After a few more minutes, another alarm goes off, this time louder. He’s turned off the highway, and the roads we’re now travelling are looking much more “country.” Oh my god, he’s abducting me. Now my heart is pounding, and I feel a chill up my spine. I feel so small, so alone. Somehow, I know it’s vitally important to remain calm and keep my wits about me.
“Where are we going?”
“Don’t we need to stay on the highway to get to Baltimore?”

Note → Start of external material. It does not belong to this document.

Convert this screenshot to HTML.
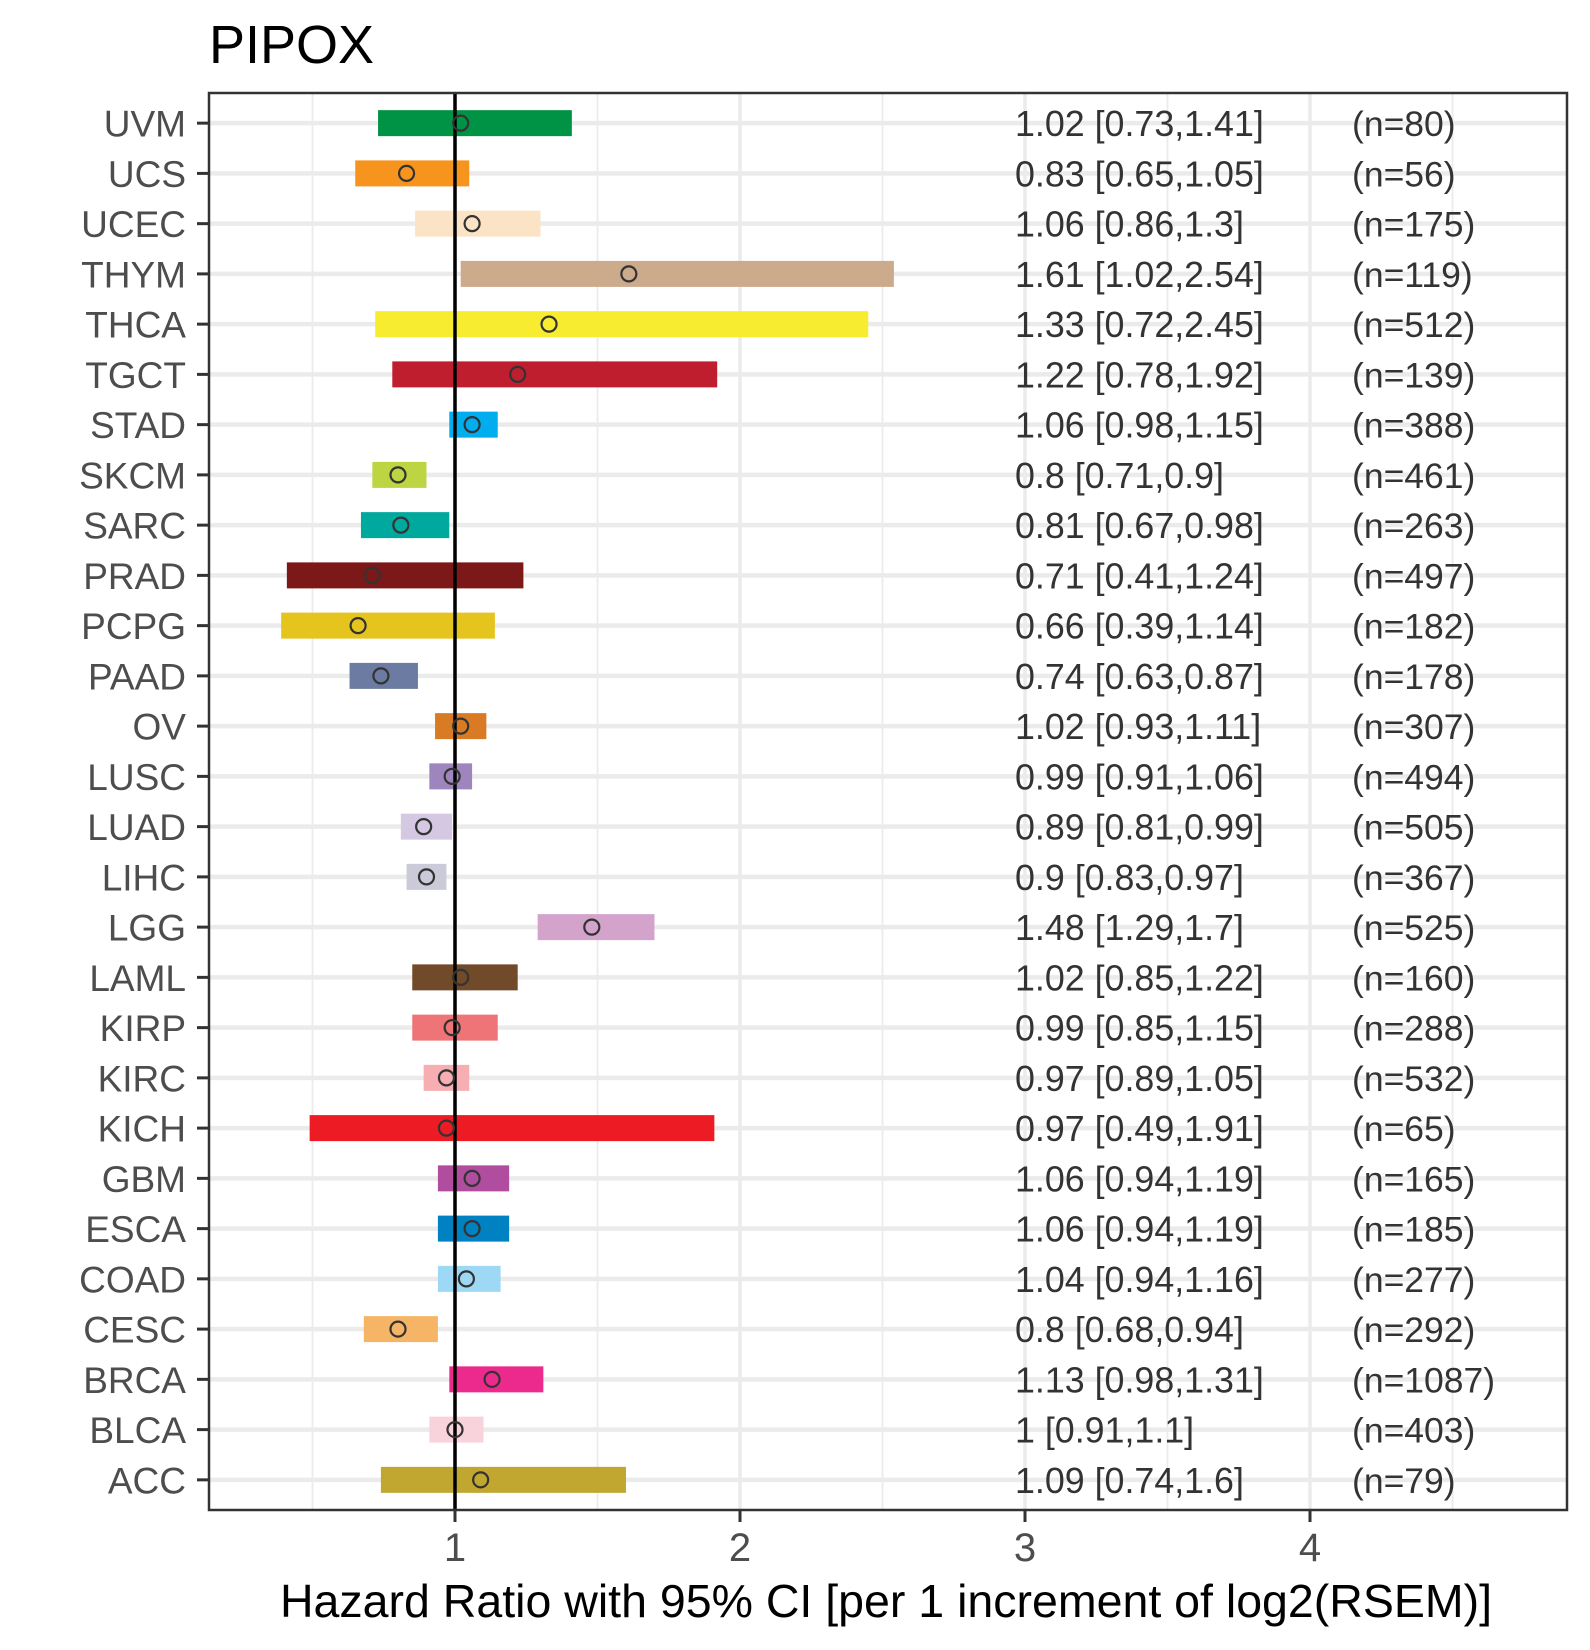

He pulls down a narrow road, pavement quickly giving way to dirt. We stay on that dirt road for what seems like forever. It’s more likely a few minutes later when we stop abruptly. The road has dead ended. He turns off the car. In front of us is a huge yawning blackness. The faintest hint of lights twinkle on the far side, maybe a mile or so away. A black desolation creeps over me. “Where have you taken me? Why are we here?” I’m reaching for the door handle, thinking of which way I can run, when he pulls a knife out of the glove box. He slowly and deliberately opens it and places it on the dashboard in front of him. He looks over at me with an ugly sneer. “That out there is the city dump. There’s nobody around for miles. That young guy who was working with me tonight, he lives way over where those lights are. I already told him that if anyone ever asks, he didn’t see you get in my car. He knows that I’ll kill him if he ever says anything different from that to anyone, and no one would take his word over mine.